How to make a content schedule in Notion (step by step)
A plain, no-fluff walkthrough for building a content schedule in Notion: the database, the five properties that matter, the calendar view, and how to keep it simple enough that you actually use it.
This is a straightforward walkthrough for building a content schedule in Notion, the kind you'll still be using in six months, not the over-engineered kind you abandon in three weeks. No templates to copy, no clever automations. Just the build.
Step 1: Make one database
Create a new page, and add a database (full-page is cleanest). That's it. One database. The single most common mistake is building a "system", linked databases for ideas, drafts, assets, all wired together. Don't. Every connection is something to maintain, and maintenance is the first thing to stop when you're busy. One database, one row per post.
Step 2: Add the five properties that matter
Inside the database, you need surprisingly few properties:
Date — a Date property. When the post goes live. Not when you thought of it.

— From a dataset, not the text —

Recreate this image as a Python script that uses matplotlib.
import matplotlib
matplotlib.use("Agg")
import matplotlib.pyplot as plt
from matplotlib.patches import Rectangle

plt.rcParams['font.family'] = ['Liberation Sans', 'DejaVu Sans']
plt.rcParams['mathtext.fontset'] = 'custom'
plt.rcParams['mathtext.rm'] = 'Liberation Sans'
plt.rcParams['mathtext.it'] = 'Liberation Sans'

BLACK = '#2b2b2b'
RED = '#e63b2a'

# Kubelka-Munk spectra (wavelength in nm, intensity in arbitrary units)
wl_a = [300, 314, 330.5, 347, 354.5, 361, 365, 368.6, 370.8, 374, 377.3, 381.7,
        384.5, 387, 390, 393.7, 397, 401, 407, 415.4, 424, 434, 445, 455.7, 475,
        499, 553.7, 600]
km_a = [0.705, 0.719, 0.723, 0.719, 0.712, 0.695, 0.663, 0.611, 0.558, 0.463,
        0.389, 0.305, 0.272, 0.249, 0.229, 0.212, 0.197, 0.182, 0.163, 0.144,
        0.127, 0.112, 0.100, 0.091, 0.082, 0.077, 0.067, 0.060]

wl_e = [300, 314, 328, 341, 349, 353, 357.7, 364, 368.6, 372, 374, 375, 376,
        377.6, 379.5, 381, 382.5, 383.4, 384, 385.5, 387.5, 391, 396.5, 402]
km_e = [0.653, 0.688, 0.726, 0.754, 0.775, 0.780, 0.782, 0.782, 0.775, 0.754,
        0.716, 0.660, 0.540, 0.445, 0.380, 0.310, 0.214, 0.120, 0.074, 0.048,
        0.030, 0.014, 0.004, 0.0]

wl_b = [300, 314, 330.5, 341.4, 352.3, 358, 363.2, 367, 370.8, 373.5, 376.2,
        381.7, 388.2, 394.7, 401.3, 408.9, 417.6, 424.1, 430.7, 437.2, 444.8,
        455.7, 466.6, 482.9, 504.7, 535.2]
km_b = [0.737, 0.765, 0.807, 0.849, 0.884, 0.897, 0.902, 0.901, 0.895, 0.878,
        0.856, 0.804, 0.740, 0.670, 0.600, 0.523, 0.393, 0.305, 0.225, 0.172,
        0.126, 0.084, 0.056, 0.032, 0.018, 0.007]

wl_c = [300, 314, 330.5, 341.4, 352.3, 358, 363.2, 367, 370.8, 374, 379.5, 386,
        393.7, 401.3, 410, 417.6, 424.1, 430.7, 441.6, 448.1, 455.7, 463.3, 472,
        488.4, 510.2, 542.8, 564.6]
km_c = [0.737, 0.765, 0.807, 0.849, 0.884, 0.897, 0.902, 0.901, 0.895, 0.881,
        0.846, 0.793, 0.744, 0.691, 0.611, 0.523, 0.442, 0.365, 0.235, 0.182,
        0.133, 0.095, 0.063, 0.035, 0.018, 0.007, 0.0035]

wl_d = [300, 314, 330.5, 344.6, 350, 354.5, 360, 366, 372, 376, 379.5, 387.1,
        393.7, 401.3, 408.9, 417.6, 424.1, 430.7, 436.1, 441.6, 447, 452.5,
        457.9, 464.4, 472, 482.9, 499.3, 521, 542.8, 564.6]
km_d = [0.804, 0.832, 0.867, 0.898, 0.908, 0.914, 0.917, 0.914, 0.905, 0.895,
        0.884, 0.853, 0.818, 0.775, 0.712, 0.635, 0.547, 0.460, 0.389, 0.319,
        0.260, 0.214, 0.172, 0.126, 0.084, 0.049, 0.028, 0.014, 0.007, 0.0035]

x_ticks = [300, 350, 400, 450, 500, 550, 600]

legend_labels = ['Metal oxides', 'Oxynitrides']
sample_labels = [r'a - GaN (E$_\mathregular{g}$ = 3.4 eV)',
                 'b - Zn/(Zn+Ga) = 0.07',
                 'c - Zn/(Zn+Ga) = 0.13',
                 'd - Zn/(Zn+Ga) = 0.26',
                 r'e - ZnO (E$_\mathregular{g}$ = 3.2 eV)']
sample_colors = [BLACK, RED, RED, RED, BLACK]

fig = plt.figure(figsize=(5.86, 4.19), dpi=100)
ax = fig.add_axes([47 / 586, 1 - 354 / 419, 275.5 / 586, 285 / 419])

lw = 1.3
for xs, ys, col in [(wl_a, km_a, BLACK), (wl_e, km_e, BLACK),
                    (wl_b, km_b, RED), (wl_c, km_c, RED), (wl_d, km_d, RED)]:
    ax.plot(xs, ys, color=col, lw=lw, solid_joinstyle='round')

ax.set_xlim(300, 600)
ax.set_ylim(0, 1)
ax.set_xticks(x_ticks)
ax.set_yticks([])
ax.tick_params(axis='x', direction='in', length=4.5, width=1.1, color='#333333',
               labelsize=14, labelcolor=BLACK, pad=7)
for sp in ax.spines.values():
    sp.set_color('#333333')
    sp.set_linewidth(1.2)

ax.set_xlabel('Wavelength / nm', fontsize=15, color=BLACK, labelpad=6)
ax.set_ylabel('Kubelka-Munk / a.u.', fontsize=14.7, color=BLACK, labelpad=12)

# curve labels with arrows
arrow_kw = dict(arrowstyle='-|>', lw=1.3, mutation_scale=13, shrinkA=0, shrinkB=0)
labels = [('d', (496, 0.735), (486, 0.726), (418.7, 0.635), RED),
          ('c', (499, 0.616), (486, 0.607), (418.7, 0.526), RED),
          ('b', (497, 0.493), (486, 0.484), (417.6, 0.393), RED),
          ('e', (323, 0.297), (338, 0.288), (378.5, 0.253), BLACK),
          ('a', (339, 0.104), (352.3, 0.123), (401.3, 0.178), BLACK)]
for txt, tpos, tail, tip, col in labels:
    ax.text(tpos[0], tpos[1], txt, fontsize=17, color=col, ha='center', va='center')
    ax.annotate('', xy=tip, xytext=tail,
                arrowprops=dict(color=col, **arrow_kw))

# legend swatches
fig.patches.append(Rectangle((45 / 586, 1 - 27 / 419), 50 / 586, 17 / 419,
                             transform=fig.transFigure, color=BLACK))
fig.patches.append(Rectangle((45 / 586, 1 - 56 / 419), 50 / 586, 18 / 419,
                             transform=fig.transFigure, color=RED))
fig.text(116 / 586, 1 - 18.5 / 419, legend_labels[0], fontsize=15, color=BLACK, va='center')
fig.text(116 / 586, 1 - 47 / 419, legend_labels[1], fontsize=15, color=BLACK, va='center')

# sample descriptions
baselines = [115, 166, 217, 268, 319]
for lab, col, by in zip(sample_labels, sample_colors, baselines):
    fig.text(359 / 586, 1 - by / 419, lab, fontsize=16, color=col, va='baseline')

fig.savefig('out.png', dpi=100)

Platform — a Select property with your platforms as options (Instagram, LinkedIn, X, and so on).
Status — a Select property. Keep it to a few options: Idea, Drafting, Ready, Scheduled. Four is plenty.
Content — this is just the page body of each row. Click into a row and write the caption there. No special property needed.
Media — a Files property, or just attach images directly in the row's page body.
Resist adding more. Every property is a field you'll have to fill in for every post, forever. Add "content pillar" or "priority" only once you've actually felt their absence, not because adding them feels productive.
Step 3: Switch to a calendar view
This is the step that makes it a schedule and not just a list. Add a Calendar view to the database and set it as your default. Notion will place each row on its Date.
Why this matters: a table of rows doesn't communicate "Thursday is empty." A calendar does. The visible gap is the prompt. Make the calendar the view you land on, and the schedule starts doing its job, showing you where the holes are.
Step 4: Add a board view for your pipeline (optional but useful)
Add a second view, a Board, grouped by Status. Now you can drag a post from Idea to Drafting to Ready as you work it, the same way you'd run any project in Notion. The calendar shows you when; the board shows you where each post is in your process. Two views, one database.
Step 5: Decide how it gets posted
Here's where most Notion content schedules quietly fail. You've built a beautiful schedule, and now you still have to open each platform and post manually, copy the caption, upload the media, repeat. That manual step is what kills the habit. The schedule becomes a to-do list for a chore.
You have two honest options. Either accept the manual posting (fine if your volume is low and you don't mind it), or connect a tool that publishes from the database for you, so a row marked Scheduled simply goes out. That's what NotionScheduler does, your schedule becomes the thing that posts, not just a plan for posting. There's a fuller piece on why content calendars get abandoned that's worth reading if you've built one before and let it lapse.
That's the whole build
One database. Five properties. A calendar view, maybe a board. A decision about posting. Notice what's not here: relations, rollups, formulas, templates. You can add those later if you genuinely reach for them, but the schedule that survives is the one simple enough that filling it in never feels like work. Build the boring one.